### OBJECTIVE
Leave the pictures out and retype the lines from the beginning through the line with "const tpp2BlockTo = [5];", both ends included.
— START OF RAW DATA —
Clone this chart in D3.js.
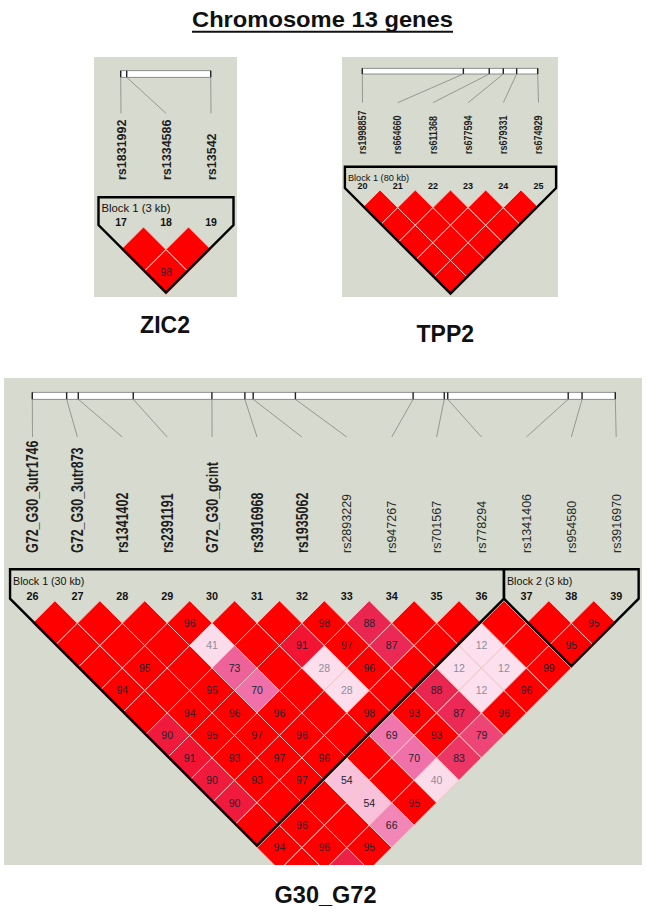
<!DOCTYPE html>
<html><head><meta charset="utf-8">
<script src="https://cdn.jsdelivr.net/npm/d3@7"></script>
<style>body{margin:0;background:#fff}svg{display:block}</style>
</head><body>
<svg id="c" width="647" height="916"></svg>
<script>
// ---------------- DATA ----------------
const chartTitle = "Chromosome 13 genes";

const zic2Title = "ZIC2";
const zic2Names = ["rs1831992", "rs1334586", "rs13542"];
const zic2Numbers = [17, 18, 19];
const zic2PosKb = [0, 0.2, 3.0];
// D' (x100) for pair (i, j>i); 100 = D'=1 (no number shown)
const zic2Dprime = [[100, 98], [100]];
const zic2BlockLabels = ["Block 1 (3 kb)"];
const zic2BlockFrom = [0];
const zic2BlockTo = [2];

const tpp2Title = "TPP2";
const tpp2Names = ["rs1998857", "rs664660", "rs611368", "rs677594", "rs679331", "rs674929"];
const tpp2Numbers = [20, 21, 22, 23, 24, 25];
const tpp2PosKb = [0, 46.1, 57.9, 64.3, 70.4, 80];
const tpp2Dprime = [[100,100,100,100,100],[100,100,100,100],[100,100,100],[100,100],[100]];
const tpp2BlockLabels = ["Block 1 (80 kb)"];
const tpp2BlockFrom = [0];
const tpp2BlockTo = [5];

const g30Title = "G30_G72";
const g30Names = ["G72_G30_3utr1746", "G72_G30_3utr873", "rs1341402", "rs2391191", "G72_G30_gcint",
  "rs3916968", "rs1935062", "rs2893229", "rs947267", "rs701567", "rs778294", "rs1341406", "rs954580", "rs3916970"];
const g30Numbers = [26, 27, 28, 29, 30, 31, 32, 33, 34, 35, 36, 37, 38, 39];
const g30PosKb = [0, 2.48, 3.32, 7.29, 12.97, 15.35, 15.95, 19.0, 27.5, 29.75, 30.0, 38.7, 39.7, 42.1];
const g30Dprime = [
  [100,100,100,94,100,90,91,90,90,100,94,100,100],
  [100,100,95,100,94,95,93,93,100,96,96,89],
  [100,100,100,95,96,97,97,97,100,100,95],
  [96,41,73,70,96,96,96,54,54,66],
  [100,100,100,100,100,100,100,100,95],
  [100,91,28,28,98,69,70,40],
  [98,97,96,100,93,93,83],
  [88,87,100,88,87,79],
  [100,100,12,12,96],
  [100,12,12,96],
  [100,100,99],
  [100,95],
  [95]
];
const g30BlockLabels = ["Block 1 (30 kb)", "Block 2 (3 kb)"];
const g30BlockFrom = [0, 11];
const g30BlockTo = [10, 13];

// ---------------- STYLE / LAYOUT ----------------
const FONT = "'Liberation Sans', Arial, Helvetica, sans-serif";
const BG = "#d6dacf";
const svg = d3.select("#c");

const ldColor = d3.scaleLinear()
  .domain([0, 45, 56, 70, 80, 88, 91, 93, 100])
  .range(["#fde2ee", "#fbdbeb", "#f8bcd6", "#f071aa", "#ee4070", "#ea2650", "#f21432", "#ff0000", "#ff0000"]);

function drawLD(cfg, names, nums, posKb, dprime, bLabels, bFrom, bTo, title) {
  const g = svg.append("g");
  g.append("rect").attr("x", cfg.px).attr("y", cfg.py).attr("width", cfg.pw).attr("height", cfg.ph).attr("fill", BG);
  const clipId = "clip" + cfg.id;
  svg.append("clipPath").attr("id", clipId).append("rect")
    .attr("x", cfg.px).attr("y", cfg.py).attr("width", cfg.pw).attr("height", cfg.ph);

  const n = names.length;
  const xs = d3.scaleLinear().domain([0, n - 1]).range([cfg.x0, cfg.x0 + cfg.step * (n - 1)]);
  const h = cfg.step / 2;
  const mapX = d3.scaleLinear().domain(d3.extent(posKb)).range([cfg.barX0, cfg.barX1]);

  // gene map bar
  g.append("rect").attr("x", cfg.barX0).attr("y", cfg.barY).attr("width", cfg.barX1 - cfg.barX0)
    .attr("height", cfg.barH).attr("fill", "#fff").attr("stroke", "#777").attr("stroke-width", 0.8);
  g.selectAll(".tick").data(posKb).join("line")
    .attr("x1", d => mapX(d)).attr("x2", d => mapX(d))
    .attr("y1", cfg.barY).attr("y2", cfg.barY + cfg.barH)
    .attr("stroke", "#222").attr("stroke-width", 1.4);
  g.selectAll(".conn").data(posKb).join("line")
    .attr("x1", d => mapX(d)).attr("x2", (d, i) => xs(i))
    .attr("y1", cfg.barY + cfg.barH).attr("y2", cfg.connY)
    .attr("stroke", "#8e918a").attr("stroke-width", 0.9);

  // SNP names (rotated)
  names.forEach((nm, i) => {
    const bold = i < cfg.boldCount;
    const sc = bold ? cfg.boldScale : 1;
    const cap = cfg.labelFont * 0.72 * sc;
    g.append("text")
      .attr("transform", `translate(${xs(i) + cap / 2},${cfg.labelY}) rotate(-90) scale(1,${sc})`)
      .attr("font-family", FONT).attr("font-size", cfg.labelFont)
      .attr("font-weight", bold ? "bold" : "normal")
      .attr("fill", bold ? "#1e1e1e" : "#2a2a2a")
      .attr("text-anchor", "start").text(nm);
  });

  // LD cells
  const cells = [];
  dprime.forEach((row, i) => row.forEach((v, k) => cells.push({ i, j: i + 1 + k, v })));
  const cg = g.append("g").attr("clip-path", `url(#${clipId})`);
  const cx = d => (xs(d.i) + xs(d.j)) / 2;
  const cy = d => cfg.rowTop + h * (d.j - d.i);
  cg.selectAll("polygon").data(cells).join("polygon")
    .attr("points", d => {
      const x = cx(d), y = cy(d);
      return [[x, y - h], [x + h, y], [x, y + h], [x - h, y]].map(p => p.join(",")).join(" ");
    })
    .attr("fill", d => ldColor(d.v)).attr("stroke", "#f2c7c3").attr("stroke-width", 1);
  cg.selectAll("text").data(cells.filter(d => d.v < 100)).join("text")
    .attr("x", cx).attr("y", d => cy(d) + cfg.cellFont * 0.36)
    .attr("text-anchor", "middle").attr("font-family", FONT).attr("font-size", cfg.cellFont)
    .attr("fill", d => d.v <= 45 ? "#8d8d9c" : "#222230").text(d => d.v);

  // SNP numbers
  g.selectAll(".num").data(nums).join("text")
    .attr("x", (d, i) => xs(i)).attr("y", cfg.rowTop - 0.8)
    .attr("text-anchor", "middle").attr("font-family", FONT).attr("font-weight", "bold")
    .attr("font-size", cfg.numFont).attr("fill", "#111").text(d => d);

  // Block outlines
  const off = -2;
  bLabels.forEach((lab, b) => {
    const a = bFrom[b], z = bTo[b];
    const xL = xs(a) - h, xR = xs(z) + h;
    const xB = (xs(a) + xs(z)) / 2;
    const yB = cfg.rowTop + h * (z - a) + h + off;
    const yC = yB - (xR - xL) / 2;
    const pts = [[xL, cfg.boxTop], [xR, cfg.boxTop], [xR, yC], [xB, yB], [xL, yC]];
    g.append("polygon").attr("points", pts.map(p => p.join(",")).join(" "))
      .attr("fill", "none").attr("stroke", "#000").attr("stroke-width", 2.4).attr("stroke-linejoin", "miter");
    g.append("text").attr("x", xL + 3).attr("y", cfg.blockLabelY)
      .attr("font-family", FONT).attr("font-size", cfg.blockFont).attr("fill", "#111").text(lab);
  });

  // panel title
  svg.append("text").attr("x", cfg.titleX).attr("y", cfg.titleY).attr("text-anchor", "middle")
    .attr("font-family", FONT).attr("font-weight", "bold").attr("font-size", cfg.titleFont)
    .attr("fill", "#111").text(title);
}

// main title
svg.append("text").attr("x", 322.5).attr("y", 27.3).attr("text-anchor", "middle")
  .attr("font-family", FONT).attr("font-weight", "bold").attr("font-size", 22)
  .attr("textLength", 261).attr("lengthAdjust", "spacingAndGlyphs")
  .attr("fill", "#111").text(chartTitle);
svg.append("line").attr("x1", 192).attr("x2", 453).attr("y1", 31.7).attr("y2", 31.7)
  .attr("stroke", "#111").attr("stroke-width", 2);

drawLD({ id: "z", px: 94, py: 57, pw: 143, ph: 240, x0: 121, step: 45, rowTop: 227,
  barX0: 120.7, barX1: 210.7, barY: 70.7, barH: 6.6, connY: 113.3, labelY: 180,
  labelFont: 12.5, boldCount: 99, boldScale: 1, boxTop: 197.3, blockLabelY: 211.7, blockFont: 11.3,
  numFont: 10.5, cellFont: 10.5, titleX: 165, titleY: 333.3, titleFont: 23 },
  zic2Names, zic2Numbers, zic2PosKb, zic2Dprime, zic2BlockLabels, zic2BlockFrom, zic2BlockTo, zic2Title);

drawLD({ id: "t", px: 342, py: 57, pw: 216, ph: 240, x0: 362.5, step: 35.2, rowTop: 190,
  barX0: 362.3, barX1: 537.7, barY: 68.3, barH: 5.7, connY: 102.7, labelY: 154,
  labelFont: 9, boldCount: 99, boldScale: 1.15, boxTop: 166.7, blockLabelY: 181, blockFont: 9.2,
  numFont: 9, cellFont: 9, titleX: 445.3, titleY: 341.7, titleFont: 23 },
  tpp2Names, tpp2Numbers, tpp2PosKb, tpp2Dprime, tpp2BlockLabels, tpp2BlockFrom, tpp2BlockTo, tpp2Title);

drawLD({ id: "g", px: 4, py: 378, pw: 638, ph: 487, x0: 32.5, step: 44.9, rowTop: 600.7,
  barX0: 32.3, barX1: 615.3, barY: 392.3, barH: 7, connY: 437, labelY: 553,
  labelFont: 12.5, boldCount: 7, boldScale: 1.3, boxTop: 569.3, blockLabelY: 585, blockFont: 10.7,
  numFont: 10.8, cellFont: 10.5, titleX: 325.5, titleY: 903.3, titleFont: 23.5 },
  g30Names, g30Numbers, g30PosKb, g30Dprime, g30BlockLabels, g30BlockFrom, g30BlockTo, g30Title);
</script>
</body></html>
— END OF RAW DATA —
### RESPONSE TO THIS TASK
Clone this chart in D3.js.
<!DOCTYPE html>
<html><head><meta charset="utf-8">
<script src="https://cdn.jsdelivr.net/npm/d3@7"></script>
<style>body{margin:0;background:#fff}svg{display:block}</style>
</head><body>
<svg id="c" width="647" height="916"></svg>
<script>
// ---------------- DATA ----------------
const chartTitle = "Chromosome 13 genes";

const zic2Title = "ZIC2";
const zic2Names = ["rs1831992", "rs1334586", "rs13542"];
const zic2Numbers = [17, 18, 19];
const zic2PosKb = [0, 0.2, 3.0];
// D' (x100) for pair (i, j>i); 100 = D'=1 (no number shown)
const zic2Dprime = [[100, 98], [100]];
const zic2BlockLabels = ["Block 1 (3 kb)"];
const zic2BlockFrom = [0];
const zic2BlockTo = [2];

const tpp2Title = "TPP2";
const tpp2Names = ["rs1998857", "rs664660", "rs611368", "rs677594", "rs679331", "rs674929"];
const tpp2Numbers = [20, 21, 22, 23, 24, 25];
const tpp2PosKb = [0, 46.1, 57.9, 64.3, 70.4, 80];
const tpp2Dprime = [[100,100,100,100,100],[100,100,100,100],[100,100,100],[100,100],[100]];
const tpp2BlockLabels = ["Block 1 (80 kb)"];
const tpp2BlockFrom = [0];
const tpp2BlockTo = [5];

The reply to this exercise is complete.